**What is being asked:**
Output the material word for word. Leave each picture out.

• • • •

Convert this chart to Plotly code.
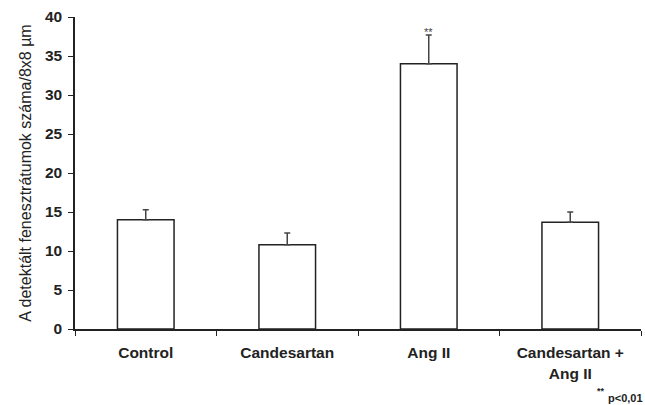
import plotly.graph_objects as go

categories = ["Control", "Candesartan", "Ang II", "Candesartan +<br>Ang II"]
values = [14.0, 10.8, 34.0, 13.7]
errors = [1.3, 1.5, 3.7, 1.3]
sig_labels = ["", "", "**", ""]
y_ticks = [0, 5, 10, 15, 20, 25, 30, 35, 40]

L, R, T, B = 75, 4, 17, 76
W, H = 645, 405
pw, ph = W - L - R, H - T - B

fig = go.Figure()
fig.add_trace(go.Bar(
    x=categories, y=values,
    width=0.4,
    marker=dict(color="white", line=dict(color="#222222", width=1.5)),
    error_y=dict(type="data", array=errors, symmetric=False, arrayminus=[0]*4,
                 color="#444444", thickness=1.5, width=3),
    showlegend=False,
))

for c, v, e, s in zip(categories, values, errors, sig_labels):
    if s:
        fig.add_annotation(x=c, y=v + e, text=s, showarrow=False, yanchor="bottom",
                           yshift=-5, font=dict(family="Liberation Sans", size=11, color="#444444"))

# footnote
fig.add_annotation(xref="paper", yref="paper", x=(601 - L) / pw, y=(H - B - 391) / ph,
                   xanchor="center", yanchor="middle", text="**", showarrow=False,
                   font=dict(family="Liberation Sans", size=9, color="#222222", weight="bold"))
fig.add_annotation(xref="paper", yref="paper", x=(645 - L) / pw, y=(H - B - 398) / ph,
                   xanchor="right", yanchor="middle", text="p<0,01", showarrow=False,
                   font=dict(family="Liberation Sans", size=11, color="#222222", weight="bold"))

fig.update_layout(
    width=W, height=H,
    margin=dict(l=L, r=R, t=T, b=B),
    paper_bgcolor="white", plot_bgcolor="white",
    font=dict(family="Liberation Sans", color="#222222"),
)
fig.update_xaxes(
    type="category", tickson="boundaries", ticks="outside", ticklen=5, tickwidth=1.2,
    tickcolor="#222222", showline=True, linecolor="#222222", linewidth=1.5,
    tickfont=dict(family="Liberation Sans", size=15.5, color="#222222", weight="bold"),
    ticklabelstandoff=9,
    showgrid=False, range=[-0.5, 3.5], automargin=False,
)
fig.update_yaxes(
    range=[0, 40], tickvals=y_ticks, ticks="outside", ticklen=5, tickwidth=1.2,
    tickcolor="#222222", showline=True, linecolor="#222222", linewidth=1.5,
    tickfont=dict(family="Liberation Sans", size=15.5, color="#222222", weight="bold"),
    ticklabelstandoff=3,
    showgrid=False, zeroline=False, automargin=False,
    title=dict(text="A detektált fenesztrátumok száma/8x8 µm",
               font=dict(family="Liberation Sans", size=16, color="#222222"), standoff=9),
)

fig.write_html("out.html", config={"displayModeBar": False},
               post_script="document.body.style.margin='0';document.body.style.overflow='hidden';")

• • • •

**Task response:**
Convert this chart to Plotly code.
import plotly.graph_objects as go

categories = ["Control", "Candesartan", "Ang II", "Candesartan +<br>Ang II"]
values = [14.0, 10.8, 34.0, 13.7]
errors = [1.3, 1.5, 3.7, 1.3]
sig_labels = ["", "", "**", ""]
y_ticks = [0, 5, 10, 15, 20, 25, 30, 35, 40]

L, R, T, B = 75, 4, 17, 76
W, H = 645, 405
pw, ph = W - L - R, H - T - B

fig = go.Figure()
fig.add_trace(go.Bar(
    x=categories, y=values,
    width=0.4,
    marker=dict(color="white", line=dict(color="#222222", width=1.5)),
    error_y=dict(type="data", array=errors, symmetric=False, arrayminus=[0]*4,
                 color="#444444", thickness=1.5, width=3),
    showlegend=False,
))

for c, v, e, s in zip(categories, values, errors, sig_labels):
    if s:
        fig.add_annotation(x=c, y=v + e, text=s, showarrow=False, yanchor="bottom",
                           yshift=-5, font=dict(family="Liberation Sans", size=11, color="#444444"))

# footnote
fig.add_annotation(xref="paper", yref="paper", x=(601 - L) / pw, y=(H - B - 391) / ph,
                   xanchor="center", yanchor="middle", text="**", showarrow=False,
                   font=dict(family="Liberation Sans", size=9, color="#222222", weight="bold"))
fig.add_annotation(xref="paper", yref="paper", x=(645 - L) / pw, y=(H - B - 398) / ph,
                   xanchor="right", yanchor="middle", text="p<0,01", showarrow=False,
                   font=dict(family="Liberation Sans", size=11, color="#222222", weight="bold"))

fig.update_layout(
    width=W, height=H,
    margin=dict(l=L, r=R, t=T, b=B),
    paper_bgcolor="white", plot_bgcolor="white",
    font=dict(family="Liberation Sans", color="#222222"),
)
fig.update_xaxes(
    type="category", tickson="boundaries", ticks="outside", ticklen=5, tickwidth=1.2,
    tickcolor="#222222", showline=True, linecolor="#222222", linewidth=1.5,
    tickfont=dict(family="Liberation Sans", size=15.5, color="#222222", weight="bold"),
    ticklabelstandoff=9,
    showgrid=False, range=[-0.5, 3.5], automargin=False,
)
fig.update_yaxes(
    range=[0, 40], tickvals=y_ticks, ticks="outside", ticklen=5, tickwidth=1.2,
    tickcolor="#222222", showline=True, linecolor="#222222", linewidth=1.5,
    tickfont=dict(family="Liberation Sans", size=15.5, color="#222222", weight="bold"),
    ticklabelstandoff=3,
    showgrid=False, zeroline=False, automargin=False,
    title=dict(text="A detektált fenesztrátumok száma/8x8 µm",
               font=dict(family="Liberation Sans", size=16, color="#222222"), standoff=9),
)

fig.write_html("out.html", config={"displayModeBar": False},
               post_script="document.body.style.margin='0';document.body.style.overflow='hidden';")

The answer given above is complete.